_Material provided:_
>>>>>

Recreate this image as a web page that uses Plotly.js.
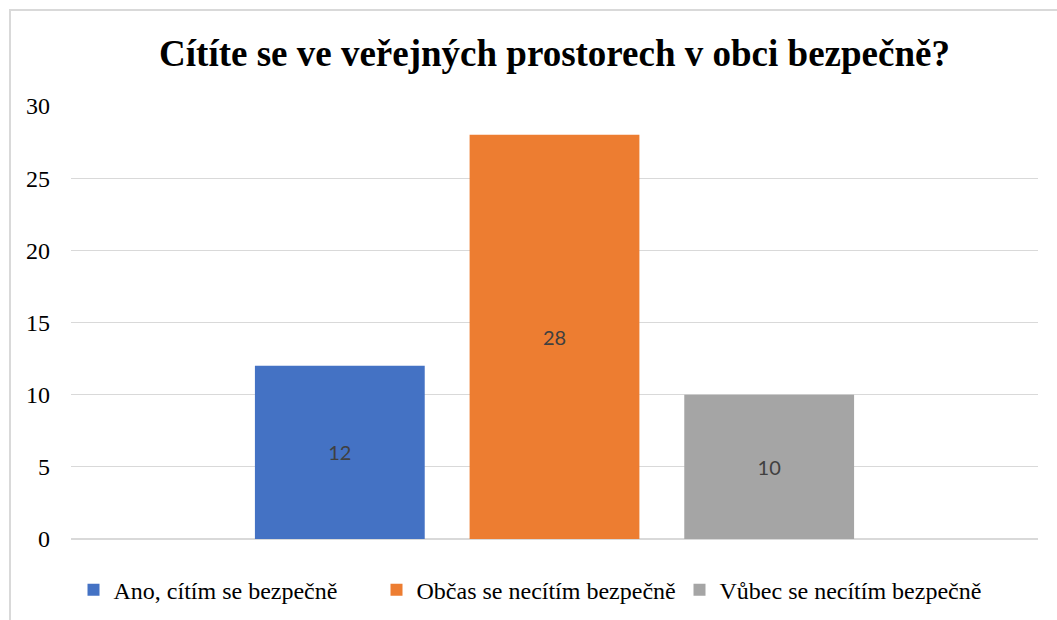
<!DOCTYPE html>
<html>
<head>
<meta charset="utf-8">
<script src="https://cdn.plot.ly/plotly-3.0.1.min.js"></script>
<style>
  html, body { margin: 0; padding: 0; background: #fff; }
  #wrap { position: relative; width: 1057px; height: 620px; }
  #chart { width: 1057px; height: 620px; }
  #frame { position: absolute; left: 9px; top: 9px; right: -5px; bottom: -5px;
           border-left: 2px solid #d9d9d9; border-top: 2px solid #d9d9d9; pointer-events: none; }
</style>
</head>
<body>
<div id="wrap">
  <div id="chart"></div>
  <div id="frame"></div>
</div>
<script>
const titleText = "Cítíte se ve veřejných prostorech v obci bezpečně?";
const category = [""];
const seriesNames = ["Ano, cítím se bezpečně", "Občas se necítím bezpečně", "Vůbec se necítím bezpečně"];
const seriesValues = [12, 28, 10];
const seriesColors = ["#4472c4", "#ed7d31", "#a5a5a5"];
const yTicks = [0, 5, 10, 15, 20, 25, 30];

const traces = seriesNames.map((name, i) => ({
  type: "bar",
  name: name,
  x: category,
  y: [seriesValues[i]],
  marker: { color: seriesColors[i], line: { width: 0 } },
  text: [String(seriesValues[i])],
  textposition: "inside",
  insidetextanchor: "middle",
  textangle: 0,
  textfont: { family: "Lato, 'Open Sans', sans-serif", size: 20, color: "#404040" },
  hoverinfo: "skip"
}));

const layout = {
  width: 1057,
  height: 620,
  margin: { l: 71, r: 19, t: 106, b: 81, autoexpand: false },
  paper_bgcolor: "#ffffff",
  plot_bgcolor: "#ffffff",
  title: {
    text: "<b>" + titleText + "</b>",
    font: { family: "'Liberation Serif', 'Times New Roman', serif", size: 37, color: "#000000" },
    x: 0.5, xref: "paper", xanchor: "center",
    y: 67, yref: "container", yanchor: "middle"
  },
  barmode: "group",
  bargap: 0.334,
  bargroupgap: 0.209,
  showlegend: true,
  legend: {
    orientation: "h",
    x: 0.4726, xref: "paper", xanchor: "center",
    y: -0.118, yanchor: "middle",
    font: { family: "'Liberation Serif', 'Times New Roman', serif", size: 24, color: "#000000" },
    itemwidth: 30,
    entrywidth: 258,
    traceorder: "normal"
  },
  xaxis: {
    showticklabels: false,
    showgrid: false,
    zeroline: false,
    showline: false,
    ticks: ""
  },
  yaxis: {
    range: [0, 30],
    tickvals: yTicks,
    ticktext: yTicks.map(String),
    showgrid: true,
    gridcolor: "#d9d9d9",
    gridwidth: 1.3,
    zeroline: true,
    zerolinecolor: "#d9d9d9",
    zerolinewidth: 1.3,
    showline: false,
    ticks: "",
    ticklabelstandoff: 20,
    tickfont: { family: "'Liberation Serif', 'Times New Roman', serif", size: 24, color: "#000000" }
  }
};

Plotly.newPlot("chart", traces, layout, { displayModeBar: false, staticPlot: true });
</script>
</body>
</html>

<<<<<

_Requirement:_ Omit pictures; set down the rest of the material word for word.

_Written solution:_
Recreate this image as a web page that uses Plotly.js.
<!DOCTYPE html>
<html>
<head>
<meta charset="utf-8">
<script src="https://cdn.plot.ly/plotly-3.0.1.min.js"></script>
<style>
  html, body { margin: 0; padding: 0; background: #fff; }
  #wrap { position: relative; width: 1057px; height: 620px; }
  #chart { width: 1057px; height: 620px; }
  #frame { position: absolute; left: 9px; top: 9px; right: -5px; bottom: -5px;
           border-left: 2px solid #d9d9d9; border-top: 2px solid #d9d9d9; pointer-events: none; }
</style>
</head>
<body>
<div id="wrap">
  <div id="chart"></div>
  <div id="frame"></div>
</div>
<script>
const titleText = "Cítíte se ve veřejných prostorech v obci bezpečně?";
const category = [""];
const seriesNames = ["Ano, cítím se bezpečně", "Občas se necítím bezpečně", "Vůbec se necítím bezpečně"];
const seriesValues = [12, 28, 10];
const seriesColors = ["#4472c4", "#ed7d31", "#a5a5a5"];
const yTicks = [0, 5, 10, 15, 20, 25, 30];

const traces = seriesNames.map((name, i) => ({
  type: "bar",
  name: name,
  x: category,
  y: [seriesValues[i]],
  marker: { color: seriesColors[i], line: { width: 0 } },
  text: [String(seriesValues[i])],
  textposition: "inside",
  insidetextanchor: "middle",
  textangle: 0,
  textfont: { family: "Lato, 'Open Sans', sans-serif", size: 20, color: "#404040" },
  hoverinfo: "skip"
}));

const layout = {
  width: 1057,
  height: 620,
  margin: { l: 71, r: 19, t: 106, b: 81, autoexpand: false },
  paper_bgcolor: "#ffffff",
  plot_bgcolor: "#ffffff",
  title: {
    text: "<b>" + titleText + "</b>",
    font: { family: "'Liberation Serif', 'Times New Roman', serif", size: 37, color: "#000000" },
    x: 0.5, xref: "paper", xanchor: "center",
    y: 67, yref: "container", yanchor: "middle"
  },
  barmode: "group",
  bargap: 0.334,
  bargroupgap: 0.209,
  showlegend: true,
  legend: {
    orientation: "h",
    x: 0.4726, xref: "paper", xanchor: "center",
    y: -0.118, yanchor: "middle",
    font: { family: "'Liberation Serif', 'Times New Roman', serif", size: 24, color: "#000000" },
    itemwidth: 30,
    entrywidth: 258,
    traceorder: "normal"
  },
  xaxis: {
    showticklabels: false,
    showgrid: false,
    zeroline: false,
    showline: false,
    ticks: ""
  },
  yaxis: {
    range: [0, 30],
    tickvals: yTicks,
    ticktext: yTicks.map(String),
    showgrid: true,
    gridcolor: "#d9d9d9",
    gridwidth: 1.3,
    zeroline: true,
    zerolinecolor: "#d9d9d9",
    zerolinewidth: 1.3,
    showline: false,
    ticks: "",
    ticklabelstandoff: 20,
    tickfont: { family: "'Liberation Serif', 'Times New Roman', serif", size: 24, color: "#000000" }
  }
};

Plotly.newPlot("chart", traces, layout, { displayModeBar: false, staticPlot: true });
</script>
</body>
</html>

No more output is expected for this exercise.